Recording a video is very memory and CPU/GPU intense. Even if a lot of the work is offloaded to the GPU, the recording process needs to contend with multiple video frames and still generate a single video that is at least 30 fps. Having the ability to include effects in the recording would be nice too, such as zooming in on one speaker, doing animated transitions, etc. These are nice-to-have but they are expensive if recording in real-time, so I can live without them, although techically, high end mobile devices are fully capable of creating these effects and have enough processing power to generate the kind of mp4 I am interested in.

The biggest bottleneck is video frame data. A single YUV420P frame for a 480x640 video is around 460k for a single participant. Multiply that by 6 participants and the memory/GPU costs go up.

You can forget about adding “interactive views” the way Zoom’s new feature works, as that would increase the processing time significantly.

Recording a video requires converting each of the frames from each participant to a bitmap and merging it into a single bitmap. On Android, this bitmap is part of a canvas or EGLSurface that gets rendered onto a surface which then gets fed into a video encoder and finally mixed with the audio. Doing all that while keeping up with the fps is challenging. Using hardware acceleration will help.

Zoom could help out here by providing video frames as bitmaps and not just as YUV data. Internally, Zoom is already using OpenGL ES, SurfaceTexture and SurfaceView to generate a custom SurfaceView to display the video of a user using the ZoomInstantSDKVideoView class. It appears that you are then converting the data from this surface to YUV and then sending this as raw data to the client’s onRawDataFrameReceived. Regardless how you are creating the YUV data sent to onRawDataFrameReceived, it is being created from data that already went through a conversion from the video stream received over the web.

I should also note that in my app, I allow users to leave the current screen hosting the video meeting but without terminating the meeting. The meeting continues and will still record the user. This allows the user to access a different part of the app during the meeting or even leave the app to access a different app. For this reason, it isn’t necessary that an activity is even shown while a video session is under way. If you decide to implement the feature to provide bitmaps for frames, you should take this into consideration. You also should not include this feature in the ZoomInstantSDKRawDataPipeDelegate as another method unless you provide a way to disable generating YUV frames and sending them to onRawDataFrameReceived . If the app only wants to work with bitmap data, YUV data should not have to be sent to onRawDataFrameReceived. It makes no sense to waste processing generating data the app doesn’t need. Likewise, if they want YUV data, then don’t generate bitmap data.

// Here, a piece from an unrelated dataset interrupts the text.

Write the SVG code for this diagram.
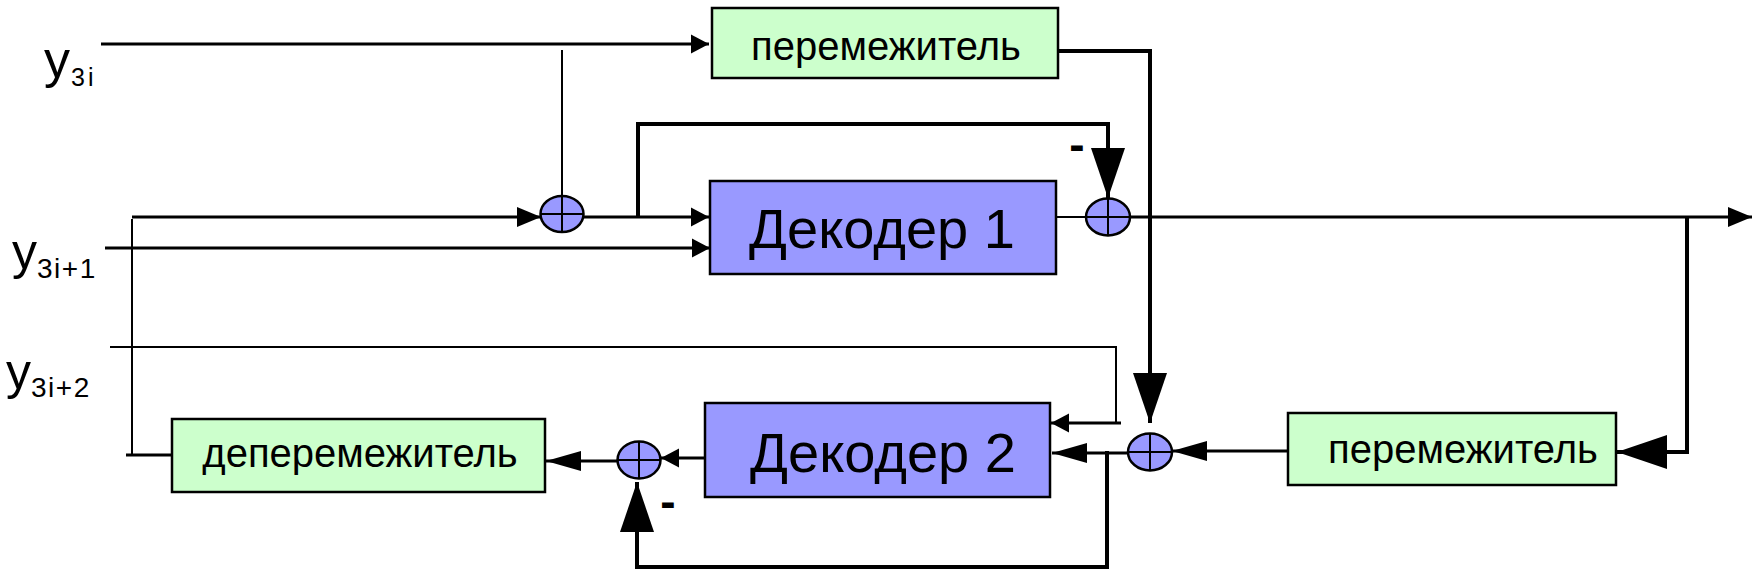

I would recommend that you don’t use a callback that gets called to provide the bitmap data. If you stop and think about it, it doesn’t make sense to just assume that the callback can handle the rate at which data is being delivered to it. If the callback needs more time to process the frames, it could just skip frames but that doesn’t really make sense. Why waste time creating data that is only going to get ignored? A better approach is that the app itself decides when it needs frame data and requests it. Normally this will be at a rate that is equal to or less than the fps. If the processing can’t handle say 30 fps, it could drop the rate to 25. While it would still miss frames, at least there is no time wasted on your side creating the frames that are never going to get used.

If you do decide to add support for bitmap frames, just make sure that you use hardware acceleration to create them, as that will give the best performance.

Finally, it should be noted that most Android developers are almost never going to work with YUV data. They might use OpenGL ES but most will prefer to use 2D rendering and the canvas provides support for that, including hardware acceleration support. The canvas API is also far easier to work with than OpenGL ES.

1 Like